Bush Administration Laying Groundwork for Significant Troop Pullout From Iraq

The pressure has been on for the Bush administration to begin drawing down the troops from Iraq. From John Kerry's speech at Georgetown late last month, to the fracas the ensued from Murtha's plan in the House, to Biden's OP/ED in today's WaPO, it's becoming increasing difficult for the Bush administration to ignore the calls.

The L.A. Times reports that "President Bush will give a major speech Wednesday at the U.S. Naval Academy in Annapolis, Md., in which aides say he is expected to herald the improved readiness of Iraqi troops, which he has identified as the key condition for pulling out U.S. forces."

The administration's pivot on the issue comes as the White House is seeking to relieve enormous pressure by war opponents. The camp includes liberals, moderates and old-line conservatives who are uneasy with the costly and uncertain nation-building effort.

It also follows agreement this week among Iraqi politicians that the U.S. troop presence ought to decrease. Meeting in Cairo, representatives of the three major ethnic and religious groups called for a U.S. withdrawal and recognized Iraqis' "legitimate right of resistance" to foreign occupation. In private conversations, Iraqi officials discussed a possible two-year withdrawal period, analysts said.

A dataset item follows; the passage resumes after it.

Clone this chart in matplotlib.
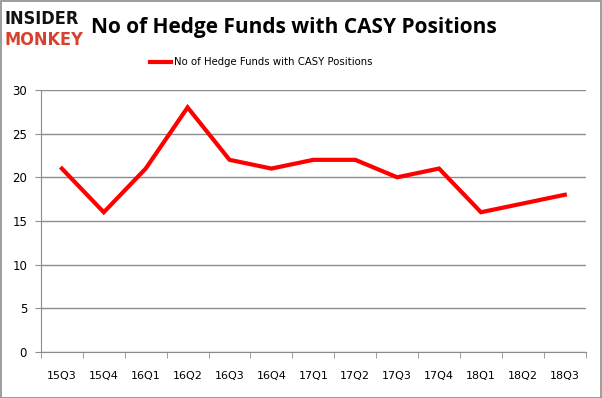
import matplotlib.pyplot as plt
import numpy as np

quarters = ["15Q3", "15Q4", "16Q1", "16Q2", "16Q3", "16Q4", "17Q1",
            "17Q2", "17Q3", "17Q4", "18Q1", "18Q2", "18Q3"]
funds = [21, 16, 21, 28, 22, 21, 22, 22, 20, 21, 16, 17, 18]
y_ticks = [0, 5, 10, 15, 20, 25, 30]

fig = plt.figure(figsize=(6.02, 3.98), dpi=100)
fig.patch.set_facecolor("white")
fig.patches.append(plt.Rectangle((0.001, 0.001), 0.997, 0.996, transform=fig.transFigure,
                                 fill=False, edgecolor="#8c8c8c", linewidth=1.2))

ax = fig.add_axes([0.068, 0.1156, 0.905, 0.6584])
x = np.arange(len(quarters))
ax.plot(x, funds, color="#ff0000", linewidth=3, solid_joinstyle="miter",
        label="No of Hedge Funds with CASY Positions")

ax.set_xlim(-0.5, len(quarters) - 0.5)
ax.set_ylim(0, 30)
ax.set_yticks(y_ticks)
ax.grid(axis="y", color="#8c8c8c", linewidth=1)
ax.set_axisbelow(True)
ax.set_xticks(x)
ax.set_xticklabels(quarters, fontsize=8)
ax.set_xticks(np.arange(-0.5, len(quarters)), minor=True)
ax.tick_params(axis="x", which="major", length=0, pad=14)
ax.tick_params(axis="x", which="minor", length=4, color="#8c8c8c")
ax.tick_params(axis="y", length=4, color="#8c8c8c", labelsize=8.5, pad=6)
for s in ["top", "right"]:
    ax.spines[s].set_visible(False)
for s in ["left", "bottom"]:
    ax.spines[s].set_color("#8c8c8c")

fig.text(0.488, 0.932, "No of Hedge Funds with CASY Positions", ha="center", va="center",
         fontsize=15, fontweight="bold", family="Open Sans")
fig.legend(loc="center", bbox_to_anchor=(0.434, 0.843), frameon=False, fontsize=7.3,
           handlelength=2.1, handletextpad=0.3)

fig.text(0.008, 0.952, "INSIDER", ha="left", va="center", fontsize=13,
         fontweight="heavy", fontstretch="condensed", color="#111111", family="DejaVu Sans")
fig.text(0.008, 0.9, "MONKEY", ha="left", va="center", fontsize=13,
         fontweight="heavy", fontstretch="condensed", color="#d9412f", family="DejaVu Sans")

fig.savefig("out.png", dpi=100)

The developments seemed to lay the groundwork for potentially large withdrawals in 2006 and 2007, consistent with scenarios outlined by Pentagon planners. The approach also tracks the thinking of some centrist Democrats, such as Sen. Joseph R. Biden Jr. of Delaware, the senior representative of his party on the Senate Foreign Relations Committee.

Some analysts say the emerging consensus might have less to do with conditions in Iraq than the deployment's long-term strain on the U.S. military.